◆ **SHORT EXERCISE**
Every line from the start of the records through the line with "5e-14, 1e-14, 0];" is to be written out exactly; pictures are not.

◆ **THE DATA**
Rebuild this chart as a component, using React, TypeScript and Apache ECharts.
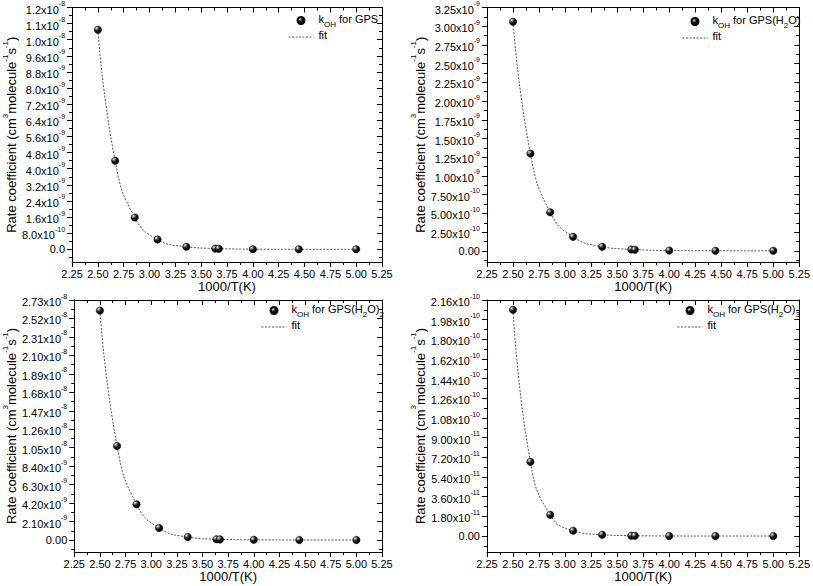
import React, { useEffect, useRef } from "react";
import * as echarts from "echarts";

const FONT = "'Liberation Sans', Arial, Helvetica, sans-serif";

// 1000/T (K^-1)
const invTemp = [2.5, 2.667, 2.857, 3.077, 3.356, 3.636, 3.67, 4.0, 4.444, 5.0];

// Rate coefficients (cm^3 molecule^-1 s^-1)
const kGPS = [1.09e-8, 4.4e-9, 1.58e-9, 4.9e-10, 1.3e-10, 3.5e-11, 3.0e-11, 6e-12, 1e-12, 2e-13];
const kGPS_H2O = [3.06e-9, 1.3e-9, 5.15e-10, 1.87e-10, 5.5e-11, 1.8e-11, 1.5e-11, 4e-12, 1e-12, 2e-13];
const kGPS_H2O2 = [2.61e-8, 1.07e-8, 4.06e-9, 1.37e-9, 3.4e-10, 8e-11, 7e-11, 2e-11, 4e-12, 1e-12];
const kGPS_H2O3 = [2.07e-10, 6.79e-11, 1.94e-11, 4.9e-12, 1.2e-12, 3e-13, 2.5e-13, 5e-14, 1e-14, 0];

// y tick values
const ticksGPS = [0, 8e-10, 1.6e-9, 2.4e-9, 3.2e-9, 4.0e-9, 4.8e-9, 5.6e-9, 6.4e-9, 7.2e-9, 8.0e-9, 8.8e-9, 9.6e-9, 1.04e-8, 1.12e-8, 1.2e-8];
const ticksGPS_H2O = [0, 2.5e-10, 5.0e-10, 7.5e-10, 1.0e-9, 1.25e-9, 1.5e-9, 1.75e-9, 2.0e-9, 2.25e-9, 2.5e-9, 2.75e-9, 3.0e-9, 3.25e-9];
const ticksGPS_H2O2 = [0, 2.1e-9, 4.2e-9, 6.3e-9, 8.4e-9, 1.05e-8, 1.26e-8, 1.47e-8, 1.68e-8, 1.89e-8, 2.1e-8, 2.31e-8, 2.52e-8, 2.73e-8];
const ticksGPS_H2O3 = [0, 1.8e-11, 3.6e-11, 5.4e-11, 7.2e-11, 9.0e-11, 1.08e-10, 1.26e-10, 1.44e-10, 1.62e-10, 1.8e-10, 1.98e-10, 2.16e-10];

const seriesNames = ["kOH for GPS", "kOH for GPS(H2O)", "kOH for GPS(H2O)2", "kOH for GPS(H2O)3"];
const legendRich: Record<string, string> = {
  "kOH for GPS": "{t|k}{b|OH}{t| for GPS}",
  "kOH for GPS(H2O)": "{t|k}{b|OH}{t| for GPS(H}{b|2}{t|O)}",
  "kOH for GPS(H2O)2": "{t|k}{b|OH}{t| for GPS(H}{b|2}{t|O)}{b|2}",
  "kOH for GPS(H2O)3": "{t|k}{b|OH}{t| for GPS(H}{b|2}{t|O)}{b|3}",
  fit: "{t|fit}",
};

const xTitle = "1000/T(K)";
const yTitle = "{t|Rate coefficient (cm}{s|3}{t|molecule}{s|-1}{t|s}{s|-1}{t|)}";

const panels = [
  { name: seriesNames[0], values: kGPS, ticks: ticksGPS, dec: 1, min: -6.3e-10, max: 1.2e-8,
    grid: { left: 68, top: 6, width: 314, height: 256 }, nameGap: 51, legend: { left: 288, top: 13 } },
  { name: seriesNames[1], values: kGPS_H2O, ticks: ticksGPS_H2O, dec: 2, min: -1.49e-10, max: 3.25e-9,
    grid: { left: 487, top: 6, width: 315, height: 256 }, nameGap: 60, legend: { left: 682, top: 14 } },
  { name: seriesNames[2], values: kGPS_H2O2, ticks: ticksGPS_H2O2, dec: 2, min: -1.365e-9, max: 2.73e-8,
    grid: { left: 68, top: 300, width: 314, height: 252 }, nameGap: 54, legend: { left: 261, top: 303 } },
  { name: seriesNames[3], values: kGPS_H2O3, ticks: ticksGPS_H2O3, dec: 2, min: -1.46e-11, max: 2.16e-10,
    grid: { left: 487, top: 300, width: 315, height: 252 }, nameGap: 60, legend: { left: 677, top: 303 } },
];

function fmt(v: number, dec: number) {
  if (Math.abs(v) < 1e-20) return "{z|" + (0).toFixed(dec) + "}";
  const e = Math.floor(Math.log10(Math.abs(v)) + 1e-9);
  const m = v / Math.pow(10, e);
  return "{m|" + m.toFixed(dec) + "x10}{e|" + e + "}";
}

function minorOf(ticks: number[], min: number, max: number) {
  const out: number[] = [];
  const step = ticks[1] - ticks[0];
  if (ticks[0] - step / 2 >= min) out.push(ticks[0] - step / 2);
  for (let i = 0; i < ticks.length - 1; i++) out.push((ticks[i] + ticks[i + 1]) / 2);
  const last = ticks[ticks.length - 1];
  if (last + step / 2 <= max) out.push(last + step / 2);
  return out;
}

const black = "#000";
const labelRich = {
  m: { fontSize: 11, fontFamily: FONT, color: black, lineHeight: 15, verticalAlign: "bottom" },
  e: { fontSize: 7, fontFamily: FONT, color: black, lineHeight: 7, verticalAlign: "top" },
  z: { fontSize: 11, fontFamily: FONT, color: black, lineHeight: 13 },
};

export default function App() {
  const ref = useRef<HTMLDivElement>(null);
  useEffect(() => {
    document.body.style.margin = "0";
    if (!ref.current) return;
    const chart = echarts.init(ref.current, null, { renderer: "svg" });

    const sphere = new echarts.graphic.RadialGradient(0.33, 0.3, 0.7, [
      { offset: 0, color: "#ffffff" },
      { offset: 0.18, color: "#9a9a9a" },
      { offset: 0.5, color: "#1a1a1a" },
      { offset: 1, color: "#000000" },
    ]);

    const xAxis: any[] = [];
    const yAxis: any[] = [];
    const series: any[] = [];
    const legend: any[] = [];

    panels.forEach((p, i) => {
      const xBase = {
        type: "value", gridIndex: i, min: 2.25, max: 5.25, interval: 0.25,
        splitLine: { show: false },
        axisLine: { show: true, onZero: false, lineStyle: { color: black, width: 1 } },
        minorTick: { show: true, splitNumber: 2, length: 3, lineStyle: { color: black, width: 1 } },
      };
      xAxis.push({
        ...xBase, position: "bottom",
        axisTick: { show: true, length: 5, lineStyle: { color: black, width: 1 } },
        axisLabel: { fontSize: 11, fontFamily: FONT, color: black, margin: 6, formatter: (v: number) => v.toFixed(2) },
        name: xTitle, nameLocation: "middle", nameGap: 17,
        nameTextStyle: { fontSize: 13, fontFamily: FONT, color: black },
      });
      xAxis.push({
        ...xBase, position: "top",
        axisTick: { show: true, inside: true, length: 5, lineStyle: { color: black, width: 1 } },
        axisLabel: { show: false },
      });

      const minor = minorOf(p.ticks, p.min, p.max);
      const yBase = {
        type: "value", gridIndex: i, min: p.min, max: p.max,
        splitLine: { show: false },
      };
      yAxis.push({
        ...yBase, position: "left",
        axisLine: { show: true, onZero: false, lineStyle: { color: black, width: 1 } },
        axisTick: { show: true, customValues: p.ticks, length: 5, lineStyle: { color: black, width: 1 } },
        axisLabel: {
          customValues: p.ticks, margin: 7, fontSize: 11, fontFamily: FONT, color: black,
          formatter: (v: number) => fmt(v, p.dec), rich: labelRich,
        },
        name: yTitle, nameLocation: "middle", nameGap: p.nameGap,
        nameTextStyle: {
          fontSize: 13, fontFamily: FONT, color: black,
          rich: {
            t: { fontSize: 13, fontFamily: FONT, color: black, lineHeight: 17, verticalAlign: "bottom" },
            s: { fontSize: 8, fontFamily: FONT, color: black, lineHeight: 8, verticalAlign: "top" },
          },
        },
      });
      yAxis.push({
        ...yBase, position: "left",
        axisLine: { show: false },
        axisTick: { show: true, customValues: minor, length: 3, lineStyle: { color: black, width: 1 } },
        axisLabel: { show: false },
      });
      yAxis.push({
        ...yBase, position: "right",
        axisLine: { show: true, onZero: false, lineStyle: { color: black, width: 1 } },
        axisTick: { show: true, inside: true, customValues: p.ticks, length: 5, lineStyle: { color: black, width: 1 } },
        axisLabel: { show: false },
      });
      yAxis.push({
        ...yBase, position: "right",
        axisLine: { show: false },
        axisTick: { show: true, inside: true, customValues: minor, length: 3, lineStyle: { color: black, width: 1 } },
        axisLabel: { show: false },
      });

      const pts = invTemp.map((x, j) => [x, p.values[j]]);
      series.push({
        type: "line", name: "fit", xAxisIndex: 2 * i, yAxisIndex: 4 * i,
        data: pts, smooth: 0.5, symbol: "none", showSymbol: false,
        itemStyle: { color: "#555", opacity: 0 },
        lineStyle: { color: "#555", width: 1, type: [2, 1.5], opacity: 1 }, z: 2,
      });
      series.push({
        type: "scatter", name: p.name, xAxisIndex: 2 * i, yAxisIndex: 4 * i,
        data: pts, symbol: "circle", symbolSize: 7.5,
        itemStyle: { color: sphere, borderColor: "#000", borderWidth: 0.4, opacity: 1 }, z: 3,
      });

      legend.push({
        data: [
          { name: p.name, icon: "circle" },
          { name: "fit", itemStyle: { opacity: 0 }, lineStyle: { color: "#555", width: 1, type: [2, 1.5], opacity: 1 } },
        ],
        orient: "vertical", left: p.legend.left, top: p.legend.top,
        itemWidth: 25, itemHeight: 7, itemGap: 1.5, padding: 0, selectedMode: false,
        formatter: (n: string) => legendRich[n],
        textStyle: {
          fontSize: 11, fontFamily: FONT, color: black,
          rich: {
            t: { fontSize: 11, fontFamily: FONT, color: black, lineHeight: 15, verticalAlign: "top" },
            b: { fontSize: 8, fontFamily: FONT, color: black, lineHeight: 8, verticalAlign: "bottom" },
          },
        },
      });
    });

    chart.setOption({
      animation: false,
      backgroundColor: "#fff",
      grid: panels.map((p) => ({ ...p.grid })),
      xAxis,
      yAxis,
      legend,
      series,
    });
    return () => chart.dispose();
  }, []);
  return <div ref={ref} style={{ width: 813, height: 586 }} />;
}
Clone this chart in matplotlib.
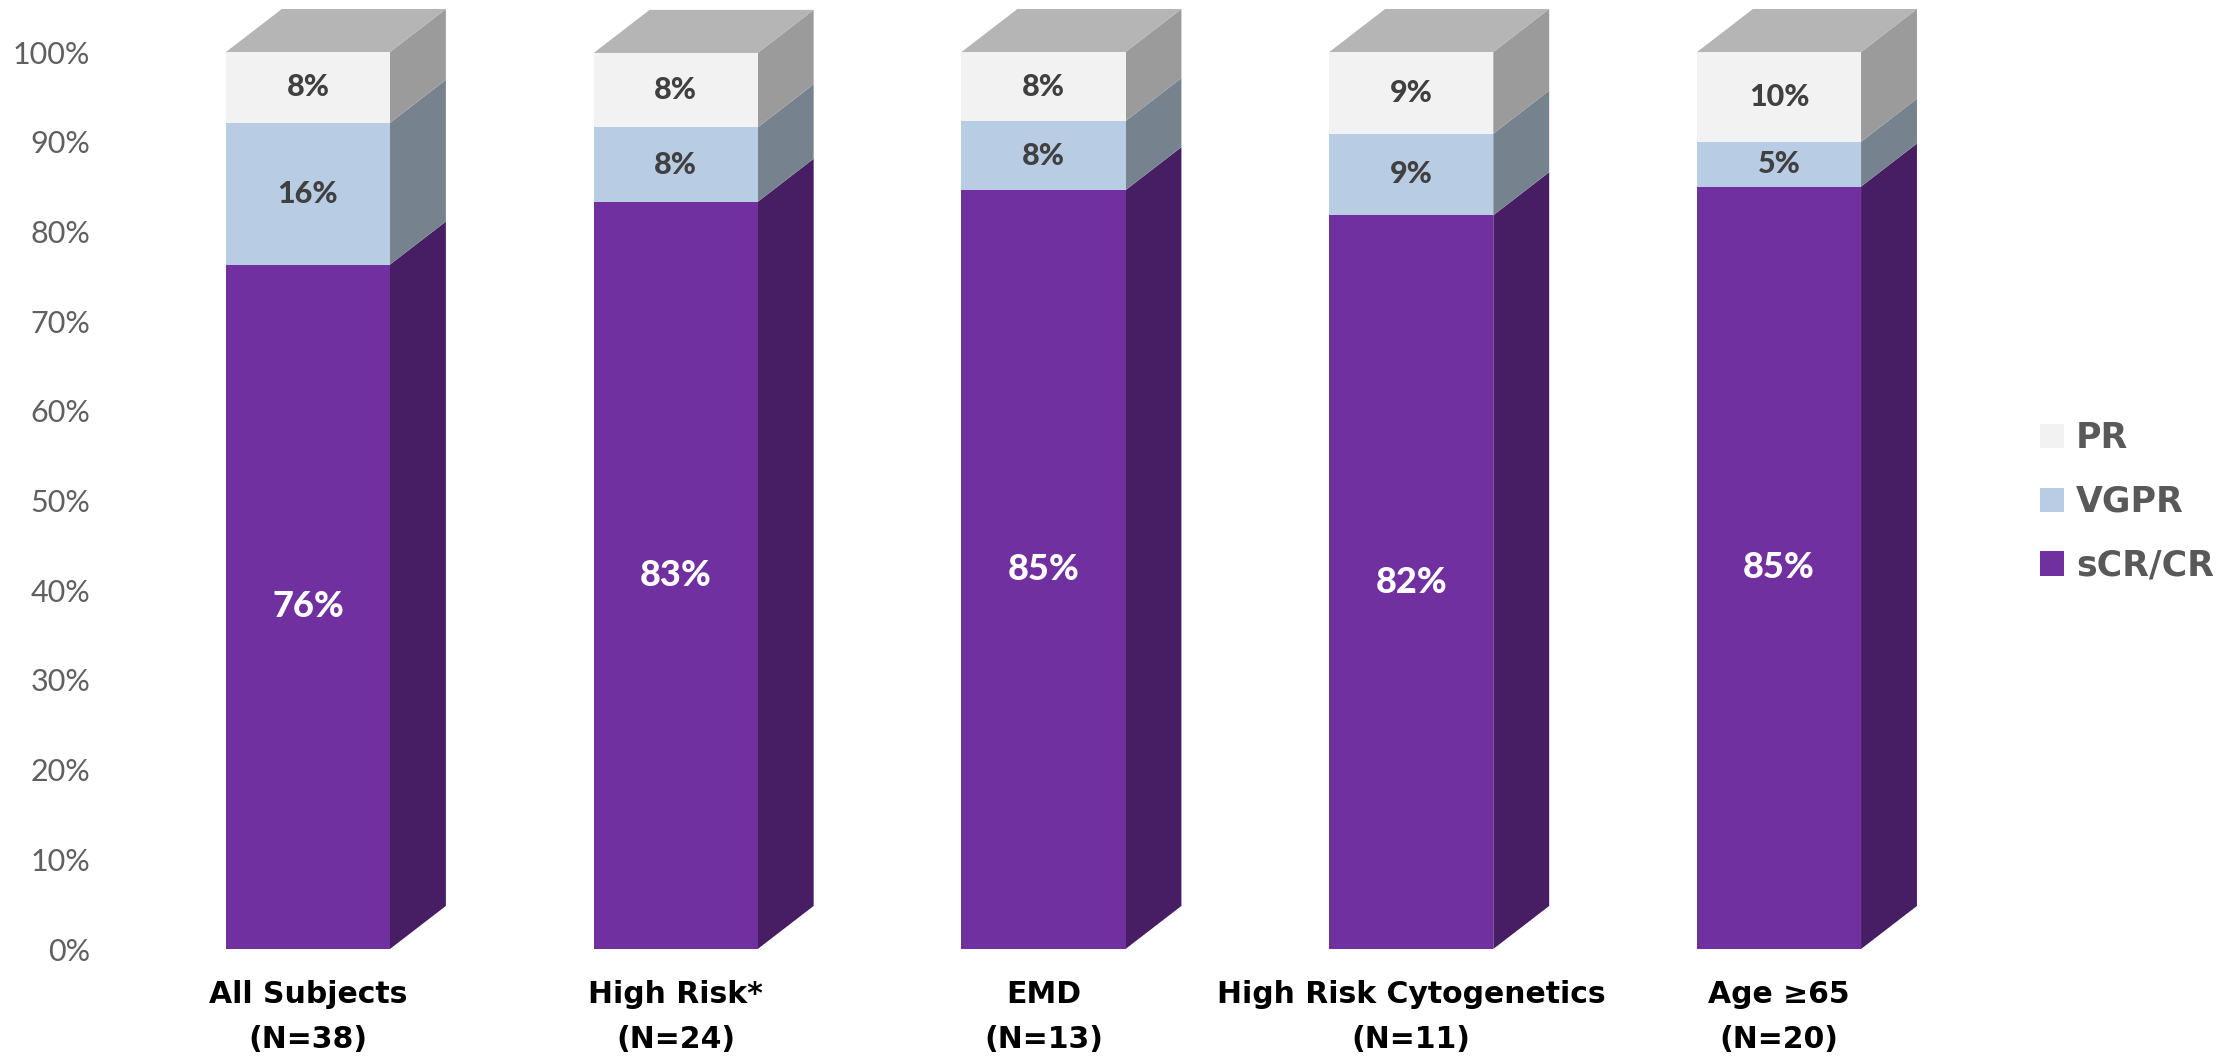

◆ **ANSWER BELOW**
Rebuild this chart as a component, using React, TypeScript and Apache ECharts.
import React, { useEffect, useRef } from "react";
import * as echarts from "echarts";

const FONT = "'Liberation Sans', Arial, Helvetica, sans-serif";

// 1000/T (K^-1)
const invTemp = [2.5, 2.667, 2.857, 3.077, 3.356, 3.636, 3.67, 4.0, 4.444, 5.0];

// Rate coefficients (cm^3 molecule^-1 s^-1)
const kGPS = [1.09e-8, 4.4e-9, 1.58e-9, 4.9e-10, 1.3e-10, 3.5e-11, 3.0e-11, 6e-12, 1e-12, 2e-13];
const kGPS_H2O = [3.06e-9, 1.3e-9, 5.15e-10, 1.87e-10, 5.5e-11, 1.8e-11, 1.5e-11, 4e-12, 1e-12, 2e-13];
const kGPS_H2O2 = [2.61e-8, 1.07e-8, 4.06e-9, 1.37e-9, 3.4e-10, 8e-11, 7e-11, 2e-11, 4e-12, 1e-12];
const kGPS_H2O3 = [2.07e-10, 6.79e-11, 1.94e-11, 4.9e-12, 1.2e-12, 3e-13, 2.5e-13, 5e-14, 1e-14, 0];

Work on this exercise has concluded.